World War II, on the other hand, had some major differences from the Iraq war and/or the war on terrorism in general. The first thing that comes to mind is that we entered the Second World War because we were attacked by another country, Japan. The Japanese deliberately attacked our land, killing our people and destroying much of our national defense assets. There was no doubt then that we, as a nation, were in eminent danger, so we retaliated against the RIGHT people-those who attacked us. Furthermore, once we went to war, our government did not elaborate a plan to temporarily insulate Americans from the unavoidable financial burdens of war, funding it with budget deficits; instead, president Franklin D. Roosevelt and the administration increased taxes to provide 75% of federal funding, lower personal exemptions, and implemented higher corporate taxes, etc. There was no need to misguide and disguise the truth then. Another difference between WWII and the Iraq war is that in the Second World War, Americans poured to the recruiting offices volunteering to fight in defense of America. The ratio of U.S. troops to overall U.S. population was much greater than that of the war on terrorism. It is safe that, at one point or another, most everyone in the country personally knew someone that was fighting in the war (the U.S. employed 10,420,000 people during WWII.) Therefore, the overwhelming majority, if not every American, had real connections to the troops and WWII as a whole. There was no room for moral hazard there. President Bush has compared the Iraq war to WWII in some occasions, but the only way I can see the two being similar is if FDR had launched an attack against say…Thailand, in retaliation for Pearl Harbor.
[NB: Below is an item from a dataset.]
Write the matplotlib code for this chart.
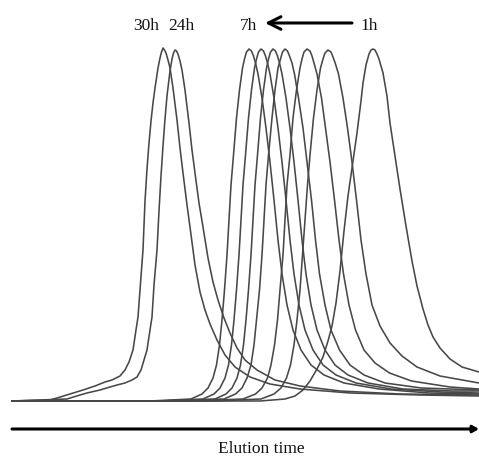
import matplotlib
matplotlib.use("Agg")
import matplotlib.pyplot as plt

# Elution time (arbitrary units) and detector signal (arbitrary units)
t_30h = [12, 50, 57, 70, 83, 95, 105, 112, 120, 125, 129, 133, 136, 138, 140, 143, 145, 147, 149, 151, 153, 155, 158, 160, 161.5, 163,
         164.5, 166, 168, 170, 173, 177, 180, 183, 187, 190, 195, 200, 205, 210, 217, 225, 235, 250, 270, 300, 350, 420, 479]
s_30h = [0, 1, 3, 7, 11, 15, 19, 21, 25, 31, 39, 51, 71, 84, 111, 151, 200, 232, 258, 280, 298, 313, 333, 343, 349, 353,
         351, 348, 341, 333, 313, 281, 253, 228, 196, 174, 136, 109, 91, 77, 61, 46, 34, 24, 17, 12, 8, 6, 5]

t_24h = [12, 67, 80, 87, 100, 110, 117, 125, 132, 137, 141, 144, 147, 150, 152, 154, 157, 159, 161, 163, 165, 167, 170, 172, 173.5, 175,
         176.5, 178, 180, 182, 185, 189, 192, 195, 199, 203, 208, 213, 218, 224, 230, 237, 245, 257, 275, 300, 340, 400, 479]
s_24h = [0, 2, 6, 8, 11, 14, 16, 18, 21, 24, 31, 41, 51, 71, 84, 116, 151, 190, 225, 255, 282, 305, 330, 342, 348, 351,
         350, 347, 340, 331, 311, 278, 251, 228, 198, 174, 143, 119, 101, 83, 68, 53, 41, 31, 21, 15, 10, 7, 6]

t_7h = [12, 150, 191, 202, 208, 213, 216.5, 219.5, 222, 224.5, 227, 229, 231, 233.5, 236.5, 239.5, 242.5, 244.5, 246.5, 249,
        251.5, 253.5, 255.5, 258, 262, 266, 270, 274, 278, 282, 287, 293, 301, 311, 324, 344, 379, 429, 479]
s_7h = [0, 0, 2, 7, 13, 23, 36, 56, 81, 111, 146, 181, 216, 246, 283, 311, 333, 342, 349, 352,
        350, 345, 338, 327, 303, 273, 239, 201, 161, 127, 96, 71, 51, 36, 26, 18, 12, 8, 7]

t_6h = [12, 160, 203, 214, 220, 225, 228.5, 231.5, 234, 236.5, 239, 241, 243, 245.5, 248.5, 251.5, 254.5, 256.5, 258.5, 261,
        263.5, 265.5, 267.5, 270, 274, 278, 282, 286, 290, 294, 299, 305, 313, 323, 336, 356, 391, 441, 479]
s_6h = [0, 0, 2, 7, 13, 23, 36, 56, 81, 111, 146, 181, 216, 246, 283, 311, 333, 342, 349, 352,
        350, 345, 338, 327, 303, 273, 239, 201, 161, 127, 96, 71, 51, 36, 26, 18, 12, 9, 8]

t_5h = [12, 170, 215, 226, 232, 237, 240.5, 243.5, 246, 248.5, 251, 253, 255, 257.5, 260.5, 263.5, 266.5, 268.5, 270.5, 273,
        275.5, 277.5, 279.5, 282, 286, 290, 294, 298, 302, 306, 311, 317, 325, 335, 348, 368, 403, 453, 479]
s_5h = [0, 0, 2, 7, 13, 23, 36, 56, 81, 111, 146, 181, 216, 246, 283, 311, 333, 342, 349, 352,
        350, 345, 338, 327, 303, 273, 239, 201, 161, 127, 96, 71, 51, 36, 26, 18, 12, 10, 10]

t_4h = [12, 180, 224, 235.5, 242, 247, 251, 254, 256.5, 259.5, 262, 264, 266, 268.5, 272, 275, 278, 280.5, 282.5, 285,
        287.5, 289.5, 292, 294.5, 298.5, 303, 307, 311.5, 315.5, 319.5, 325, 331, 339.5, 350, 364, 385, 421.5, 479]
s_4h = [0, 0, 2, 7, 13, 23, 36, 56, 81, 111, 146, 181, 216, 246, 283, 311, 333, 342, 349, 352,
        350, 345, 338, 327, 303, 273, 239, 201, 161, 127, 96, 71, 51, 36, 26, 18, 13, 11]

t_3h = [12, 195, 243, 255.5, 262, 267.5, 271, 274.5, 277.5, 280, 283, 285, 287, 290, 293, 296.5, 300, 302, 304, 307,
        310, 312, 314, 317, 321.5, 325.5, 330, 334.5, 339, 343.5, 349, 355.5, 364, 375, 389.5, 411.5, 450, 479]
s_3h = [0, 0, 2, 7, 13, 23, 36, 56, 81, 111, 146, 181, 216, 246, 283, 311, 333, 342, 349, 352,
        350, 345, 338, 327, 303, 273, 239, 201, 161, 127, 96, 71, 51, 38, 28, 20, 14, 12]

t_2h = [12, 215, 261, 274, 281, 286.5, 290.5, 294, 297, 300, 302.5, 305, 307.5, 310, 313.5, 317, 320.5, 323, 325, 328,
        331, 333, 335.5, 338.5, 343, 347.5, 352, 356.5, 361, 366, 372, 380, 390, 402, 417, 440, 479]
s_2h = [0, 0, 2, 7, 13, 23, 36, 56, 81, 111, 146, 181, 216, 246, 283, 311, 333, 342, 348, 351,
        349, 344, 337, 327, 303, 273, 239, 201, 161, 127, 96, 75, 58, 45, 34, 25, 18]

t_1h = [12, 260, 285, 295, 303, 310, 317, 323, 328, 332, 336, 340, 344, 348, 353, 357, 361, 363, 366, 369, 371, 373,
        375, 377, 379, 383, 387, 390, 395, 400, 406, 412, 417, 423, 428, 433, 440, 450, 462, 479]
s_1h = [0, 0, 2, 5, 11, 20, 32, 44, 60, 75, 98, 130, 170, 205, 240, 268, 300, 318, 336, 347, 351, 352,
        351, 347, 342, 328, 305, 278, 245, 212, 175, 140, 115, 92, 76, 64, 53, 42, 34, 29]

series_t = [t_30h, t_24h, t_7h, t_6h, t_5h, t_4h, t_3h, t_2h, t_1h]
series_s = [s_30h, s_24h, s_7h, s_6h, s_5h, s_4h, s_3h, s_2h, s_1h]

peak_labels = ["30h", "24h", "7h", "1h"]
label_pos = [146, 181, 249, 369]
axis_title = "Elution time"

fig = plt.figure(figsize=(4.79, 4.57), dpi=100)
ax = fig.add_axes([0, 0, 1, 1])
ax.set_xlim(0, 479)
ax.set_ylim(-56, 401)
ax.axis("off")

for t, s in zip(series_t, series_s):
    ax.plot(t, s, color="#484848", lw=1.15, solid_joinstyle="round", solid_capstyle="round")

for lab, xp in zip(peak_labels, label_pos):
    ax.text(xp, 375, lab, ha="center", va="center", fontsize=12.5, family="Liberation Serif", color="#111111")

# arrow from 1h toward 7h
ax.annotate("", xy=(265, 378), xytext=(352, 378),
            arrowprops=dict(arrowstyle="->,head_length=0.9,head_width=0.45", lw=2.2, color="black",
                            shrinkA=0, shrinkB=0))

# elution time axis arrow
ax.annotate("", xy=(479, -28), xytext=(12, -28),
            arrowprops=dict(arrowstyle="-|>,head_length=0.35,head_width=0.2", lw=2.2, color="black",
                            shrinkA=0, shrinkB=0))
ax.text(261, -48, axis_title, ha="center", va="center", fontsize=12.5, family="Liberation Serif", color="#111111")

fig.savefig("out.png", dpi=100)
Sure, generally speaking, more Americans would "care more" about the war if they felt a hole deepening in their pockets. But no worry there; it will certainly be felt soon or later-tax payers do pay for debt deficits. There is no doubt that it would help if Americans learned a bit about geography (other than in war time) and learned that the definition of Middle Easterner is not terrorist or Muslim; that the Arab-Israeli conflict over Palestine has been going on for about a century now, and that this conflict has been fueled by Anti-Jewish sentiment, Arab hostility towards the Jews, refugee issues, Jews' exodus, Israeli occupation of the West Bank, treatment of Palestinians, and U.S. bias towards Israel, among other things. Of course, joining the reserves or active duty forces would show great care and support for the war on terrorism and the troops. But how long would that last before we come back to our "morally hazardous" ways? Maybe the following silly, hypothetical series of events would help us "care more" and avoid supporting ill-justified wars: "Tensions between South and North Korea are ever heightening; North Korea secretly creates a strong alliance with the Republic of China and other countries. The Japanese fear a sneak attack from China and formulate a strategic defensive plan along with South Korea (the U.S. is too busy at the time, fighting about four countries on its own war on 'terrorism.') Japan and South Korea have now lost faith in the U.S. and on a premature move, Japan sends a fleet of "Kamikazes" with the mission to hit the Chinese forces' central commands--the plan fails. Subsequently, China, N. Korea and their allies, launch a massive attack on U.S. soil, in which tens of thousands of American civilians perish and towns or cities are virtually leveled." Maybe, after experiencing the pains of such occurrences first hand, we will no longer exercise moral hazard in support of another imbecilic war such as the Iraq war for at least a couple of dozen decades.